Back in 2014, I wrote multiple times in my journal that I wanted to travel the world and I wanted to compete at a high level. But, what it looked like to me, was I would travel one day with my husband when I retired, and my competing days looked way over. Or, I could maybe get into coaching and live vicariously through that.
Three years later and I am still in awe of how Jesus took the desires of my heart and did exceedingly, abundantly more than I could even think or ask for! (Ephesians 3:20)
But, I still find myself with tunnel vision even after God has opened doors that I didn’t even know existed. I look and rationalize in the natural. I pray to the supernatural God but find myself falling back to seeing my circumstances in my eyes of how I can handle them and what people can do for me instead of what the Creator of the universe can.
A few months back, I was talking to my mom on the phone and I was really bummed out. I had this whole plan of how I thought my summer was going to go and then everything I planned started to crumble. There just weren’t any other options, and it started to deflate my hope.
Sometimes, I am a stronger Christian in my journals than I can be at times in real life:
2/14/2019 I wrote:
“No powers in hell will not defeat me because I know the King on the throne! I am not sure how this season/summer/bobsled career will go, but I know His will be done.”
3/30/2019 I wrote:
“It’s funny to look back only two months ago and remember my own perfect little plan I had for my life/summer and how small-minded I was thinking. Thank you, Jesus for wrecking what I thought I wanted because to be honest, I get depressed thinking about my plan I had.”
Again, Jesus took my plans, and gave me a better plan. It doesn’t make it easy when it’s happening but the joy is worth it in the end.
I am heading to Colorado Springs this summer to live and train at the Olympic Training Center, and then in July, I’m heading to Peru for 3 1/2 weeks to help at the Pan American games (1 of 2 selected for the job!) Neither of these two things were on my radar when I planned my initial ‘perfect little summer,’ and now, I am absolutely over the top elated and thankful!

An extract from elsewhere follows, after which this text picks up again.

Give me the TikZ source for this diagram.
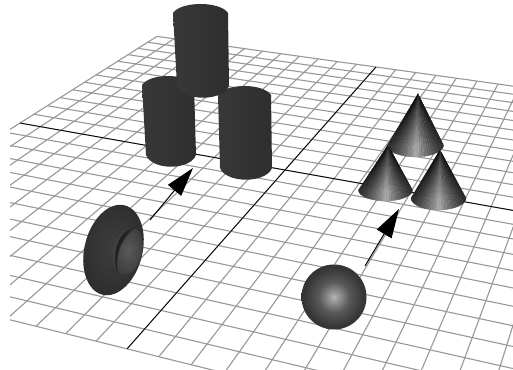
\documentclass[tikz,border=0pt]{standalone}
\usepackage{tikz}
\usetikzlibrary{arrows.meta, shapes.geometric, fadings}
\definecolor{GridGray}{HTML}{989898}
\definecolor{CylDark}{HTML}{2E2E2E}
\definecolor{CylMid}{HTML}{3E3E3E}
\definecolor{CylLeft}{HTML}{383838}
\definecolor{TorusLight}{HTML}{5A5A5A}
\definecolor{TorusDark}{HTML}{1E1E1E}
\definecolor{BallLight}{HTML}{B4B4B4}
\definecolor{BallInner}{HTML}{8C8C8C}
\definecolor{BallMid}{HTML}{585858}
\definecolor{BallRim}{HTML}{383838}
\definecolor{BallDark}{HTML}{262626}
\pgfdeclareradialshading{ballshade}{\pgfpoint{0bp}{0bp}}{color(0bp)=(BallLight); color(5bp)=(BallInner); color(12bp)=(BallMid); color(22bp)=(BallRim); color(33bp)=(BallDark); color(50bp)=(BallDark)}
\tikzset{
    declare function={
        planex(\u,\v)=(263.1*\u+192.1*\v+285)/(-0.094*\u+0.269*\v+1);
        planey(\u,\v)=(35.4*\u-85*\v+170)/(-0.094*\u+0.269*\v+1);
    },
    gridline/.style={draw=GridGray, line width=1.1pt},
    axisline/.style={draw=black, line width=0.8pt},
    cyl/.style={left color=CylLeft, middle color=CylMid, right color=CylDark, draw=none},
    arr/.style={-{Triangle[length=29pt,width=17pt]}, line width=1pt, draw=black},
    ball/.style={circle, minimum size=65pt, inner sep=0pt, shading=ballshade},
    torusbody/.style={ellipse, minimum width=58pt, minimum height=92pt, inner sep=0pt, rotate=-14, inner color=CylMid, outer color=CylDark},
    torushole/.style={ellipse, minimum width=28pt, minimum height=48pt, inner sep=0pt, rotate=-12, inner color=TorusLight, outer color=CylMid},
}
% cylinder: left top, right top, left bottom, right bottom, cap height
\newcommand{\cylinder}[9]{%
    \path[cyl] (#1,#2) .. controls (#1+8,#2-#9) and (#3-8,#4-#9) .. (#3,#4)
        -- (#7,#8) .. controls (#7-6,#8+#9*1.3) and (#5+6,#6+#9*1.3) .. (#5,#6) -- cycle;%
}
% cone drawn as a fan: apex x, apex y, base centre x, base centre y, rx, ry
\newcommand{\conefan}[6]{%
    \foreach \a in {0,6,...,174} {
        \pgfmathsetmacro\lev{32+52*abs(cos(\a+3))^0.8}
        \fill[black!\lev!white, draw=black!\lev!white, line width=0.2pt] (#1,#2) -- ({#3+#5*cos(\a)},{#4+#6*sin(\a)}) -- ({#3+#5*cos(\a+6)},{#4+#6*sin(\a+6)}) -- cycle;
    }
    \fill[black, opacity=0.7, path fading=south] (#1,#2) -- (#3+#5,#4) -- (#3-#5,#4) -- cycle;%
}
\begin{document}
\begin{tikzpicture}[x=1pt, y=-1pt]
\useasboundingbox (0,0) rectangle (513,369);
\fill[white] (0,0) rectangle (513,369);

% Floor grid
\begin{scope}
\clip (10,0) rectangle (513,369);
\foreach \k in {-12,...,12} {
    \pgfmathsetmacro\t{\k/12}
    \draw[gridline] ({planex(\t,1)},{planey(\t,1)}) -- ({planex(\t,-1)},{planey(\t,-1)});
    \draw[gridline] ({planex(1,\t)},{planey(1,\t)}) -- ({planex(-1,\t)},{planey(-1,\t)});
}
\draw[axisline] ({planex(0,1)},{planey(0,1)}) -- ({planex(0,-1)},{planey(0,-1)});
\draw[axisline] ({planex(-1,0)},{planey(-1,0)}) -- ({planex(1,0)},{planey(1,0)});
\end{scope}

% Cylinders
\cylinder{218}{95}{271}{95}{220}{168}{272}{168}{12}
\cylinder{142}{85}{194}{85}{146}{155}{196}{155}{12}
\cylinder{173}{13}{228}{13}{177}{86}{229}{86}{12}

% Cones
\conefan{418}{94}{415.5}{145}{28}{12}
\conefan{388}{145}{385.5}{190}{27}{11}
\conefan{440}{150}{438.5}{198}{27.5}{12}

% Sphere and torus
\node[ball] (sphere) at (334,297) {};
\node[torusbody] (torus) at (113.5,250) {};
\node[torushole] (hole) at (128,251) {};
\fill[TorusDark, opacity=0.45] (137,227) .. controls (122,225) and (109,248) .. (118,274) .. controls (114,255) and (122,238) .. (137,227);
\fill[TorusDark, opacity=0.8] (132,229) .. controls (120,232) and (110,252) .. (118,274) .. controls (115,256) and (120,240) .. (132,229);

% Arrows
\coordinate (torus_tail) at (150,220);
\coordinate (cyl_tip) at (193,168);
\coordinate (sphere_tail) at (365,266);
\coordinate (cone_tip) at (399,209);
\draw[arr] (torus_tail) -- (cyl_tip);
\draw[arr] (sphere_tail) -- (cone_tip);

\end{tikzpicture}
\end{document}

Are you letting your tunnel vision steal your hope too? I encourage you to fight your emotions daily and find your hope and joy in the Supernatural One! He does actually know what He’s doing :)
6/8/2019 06:46:50 pm
Thank you Nicole for being so forward with your faith in this journey! I’ve struggled immensely over this year with my relationship with God & standing assured in who He is. Hearing your story & reading your blog has kept my hope alive! Thank you for making an impact!
8/4/2019 02:08:22 pm
Micaela, thank you for your response! Honestly, when I write these blogs, I am preaching and reassuring myself too, because I struggle. Thank you for taking the time to read and respond, your support helps me continue trusting and believing too!